Do this:
Begin with the first line of the material and copy each line word for word through the line that contains "const orange: Palette"; the pictures are left out.

Available data:
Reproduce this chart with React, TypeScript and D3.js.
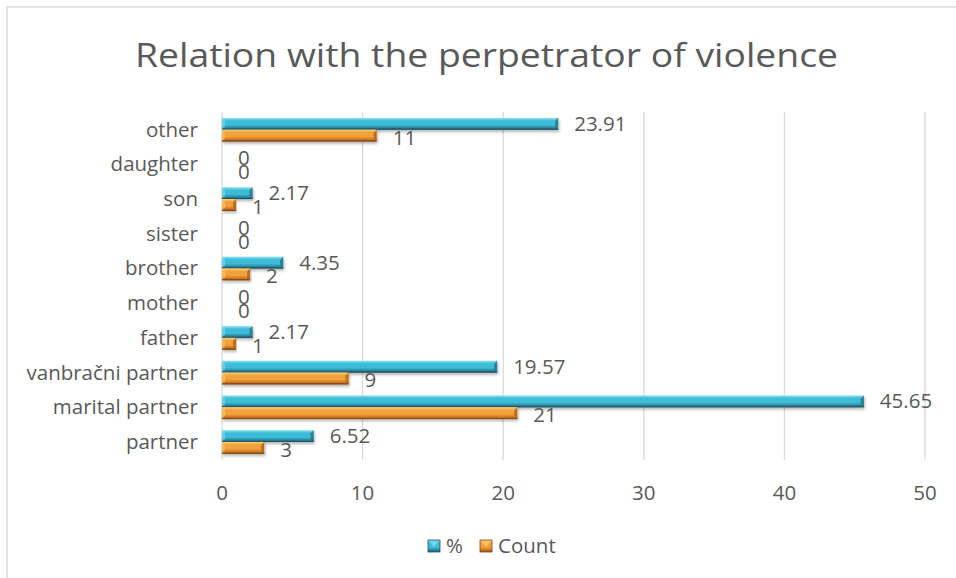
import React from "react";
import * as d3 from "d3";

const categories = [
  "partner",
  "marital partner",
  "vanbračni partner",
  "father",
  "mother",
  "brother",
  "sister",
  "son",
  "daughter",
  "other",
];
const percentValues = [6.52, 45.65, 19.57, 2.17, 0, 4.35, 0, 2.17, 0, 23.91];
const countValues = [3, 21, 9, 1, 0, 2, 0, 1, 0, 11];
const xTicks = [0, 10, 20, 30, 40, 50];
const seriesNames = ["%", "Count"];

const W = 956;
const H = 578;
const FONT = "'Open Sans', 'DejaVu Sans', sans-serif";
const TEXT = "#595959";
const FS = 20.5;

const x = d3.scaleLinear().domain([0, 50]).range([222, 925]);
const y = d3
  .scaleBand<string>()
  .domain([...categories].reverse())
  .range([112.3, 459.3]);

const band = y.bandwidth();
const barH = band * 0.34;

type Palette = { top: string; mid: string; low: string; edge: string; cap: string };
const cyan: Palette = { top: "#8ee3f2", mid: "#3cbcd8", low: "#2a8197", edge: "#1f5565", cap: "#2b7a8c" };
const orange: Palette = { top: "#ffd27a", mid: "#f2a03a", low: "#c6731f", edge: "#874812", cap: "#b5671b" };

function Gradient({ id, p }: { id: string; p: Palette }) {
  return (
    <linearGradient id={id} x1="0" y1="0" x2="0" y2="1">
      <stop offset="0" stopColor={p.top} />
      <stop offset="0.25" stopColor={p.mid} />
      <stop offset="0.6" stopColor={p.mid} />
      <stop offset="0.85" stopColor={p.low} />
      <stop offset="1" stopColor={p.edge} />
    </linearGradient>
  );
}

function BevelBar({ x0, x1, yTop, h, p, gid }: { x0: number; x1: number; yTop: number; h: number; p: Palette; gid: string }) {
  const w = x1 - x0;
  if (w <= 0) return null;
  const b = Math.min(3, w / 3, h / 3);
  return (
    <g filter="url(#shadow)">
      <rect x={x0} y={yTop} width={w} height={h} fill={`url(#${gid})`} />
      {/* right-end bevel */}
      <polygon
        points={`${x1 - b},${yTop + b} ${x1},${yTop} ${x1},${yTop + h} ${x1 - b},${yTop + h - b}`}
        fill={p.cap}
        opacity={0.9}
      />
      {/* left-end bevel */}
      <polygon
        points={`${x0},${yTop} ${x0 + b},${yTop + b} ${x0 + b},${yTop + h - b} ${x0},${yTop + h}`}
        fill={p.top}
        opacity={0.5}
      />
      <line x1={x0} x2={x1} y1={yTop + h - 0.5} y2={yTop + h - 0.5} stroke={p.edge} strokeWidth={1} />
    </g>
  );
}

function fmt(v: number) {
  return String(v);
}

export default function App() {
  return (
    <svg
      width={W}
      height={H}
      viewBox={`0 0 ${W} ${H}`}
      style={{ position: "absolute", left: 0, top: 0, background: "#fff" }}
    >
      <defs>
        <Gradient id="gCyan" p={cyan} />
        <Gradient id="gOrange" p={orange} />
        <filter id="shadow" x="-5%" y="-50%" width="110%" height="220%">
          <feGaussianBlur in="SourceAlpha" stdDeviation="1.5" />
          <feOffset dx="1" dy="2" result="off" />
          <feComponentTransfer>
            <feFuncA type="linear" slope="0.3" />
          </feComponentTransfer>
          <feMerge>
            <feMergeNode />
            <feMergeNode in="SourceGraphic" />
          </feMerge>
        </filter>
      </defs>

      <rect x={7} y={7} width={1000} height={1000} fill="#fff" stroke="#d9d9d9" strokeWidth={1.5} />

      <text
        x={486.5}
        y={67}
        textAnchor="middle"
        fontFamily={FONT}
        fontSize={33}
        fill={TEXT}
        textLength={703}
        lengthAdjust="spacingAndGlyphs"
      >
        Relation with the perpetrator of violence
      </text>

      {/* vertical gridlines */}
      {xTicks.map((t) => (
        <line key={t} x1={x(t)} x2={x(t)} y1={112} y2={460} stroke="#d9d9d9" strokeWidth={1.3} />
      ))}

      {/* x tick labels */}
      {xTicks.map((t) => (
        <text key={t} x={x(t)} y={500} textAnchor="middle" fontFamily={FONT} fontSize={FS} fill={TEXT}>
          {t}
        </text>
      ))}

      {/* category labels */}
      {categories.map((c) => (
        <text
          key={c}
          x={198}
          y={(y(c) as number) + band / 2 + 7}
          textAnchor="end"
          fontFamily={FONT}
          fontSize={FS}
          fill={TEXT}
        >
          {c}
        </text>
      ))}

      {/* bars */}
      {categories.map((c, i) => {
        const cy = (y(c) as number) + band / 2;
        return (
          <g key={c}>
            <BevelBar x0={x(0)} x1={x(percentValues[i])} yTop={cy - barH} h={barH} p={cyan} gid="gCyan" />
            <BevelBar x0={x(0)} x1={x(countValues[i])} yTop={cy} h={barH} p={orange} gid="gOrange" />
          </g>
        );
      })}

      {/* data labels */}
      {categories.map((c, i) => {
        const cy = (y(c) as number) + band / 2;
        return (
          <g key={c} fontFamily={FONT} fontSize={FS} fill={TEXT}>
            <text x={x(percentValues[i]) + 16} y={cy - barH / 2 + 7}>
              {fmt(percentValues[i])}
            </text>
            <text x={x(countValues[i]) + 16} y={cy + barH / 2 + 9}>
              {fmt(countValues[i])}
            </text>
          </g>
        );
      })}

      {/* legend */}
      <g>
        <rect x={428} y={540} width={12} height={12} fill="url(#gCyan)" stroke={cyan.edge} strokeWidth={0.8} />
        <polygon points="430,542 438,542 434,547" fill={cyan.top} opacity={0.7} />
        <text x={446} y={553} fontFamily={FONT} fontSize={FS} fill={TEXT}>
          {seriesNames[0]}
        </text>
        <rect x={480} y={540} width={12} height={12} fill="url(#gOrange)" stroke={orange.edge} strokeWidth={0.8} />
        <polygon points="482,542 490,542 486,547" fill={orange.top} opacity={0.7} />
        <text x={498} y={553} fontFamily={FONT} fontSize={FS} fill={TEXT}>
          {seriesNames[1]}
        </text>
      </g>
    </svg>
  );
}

Solution below:
Reproduce this chart with React, TypeScript and D3.js.
import React from "react";
import * as d3 from "d3";

const categories = [
  "partner",
  "marital partner",
  "vanbračni partner",
  "father",
  "mother",
  "brother",
  "sister",
  "son",
  "daughter",
  "other",
];
const percentValues = [6.52, 45.65, 19.57, 2.17, 0, 4.35, 0, 2.17, 0, 23.91];
const countValues = [3, 21, 9, 1, 0, 2, 0, 1, 0, 11];
const xTicks = [0, 10, 20, 30, 40, 50];
const seriesNames = ["%", "Count"];

const W = 956;
const H = 578;
const FONT = "'Open Sans', 'DejaVu Sans', sans-serif";
const TEXT = "#595959";
const FS = 20.5;

const x = d3.scaleLinear().domain([0, 50]).range([222, 925]);
const y = d3
  .scaleBand<string>()
  .domain([...categories].reverse())
  .range([112.3, 459.3]);

const band = y.bandwidth();
const barH = band * 0.34;

type Palette = { top: string; mid: string; low: string; edge: string; cap: string };
const cyan: Palette = { top: "#8ee3f2", mid: "#3cbcd8", low: "#2a8197", edge: "#1f5565", cap: "#2b7a8c" };
const orange: Palette = { top: "#ffd27a", mid: "#f2a03a", low: "#c6731f", edge: "#874812", cap: "#b5671b" };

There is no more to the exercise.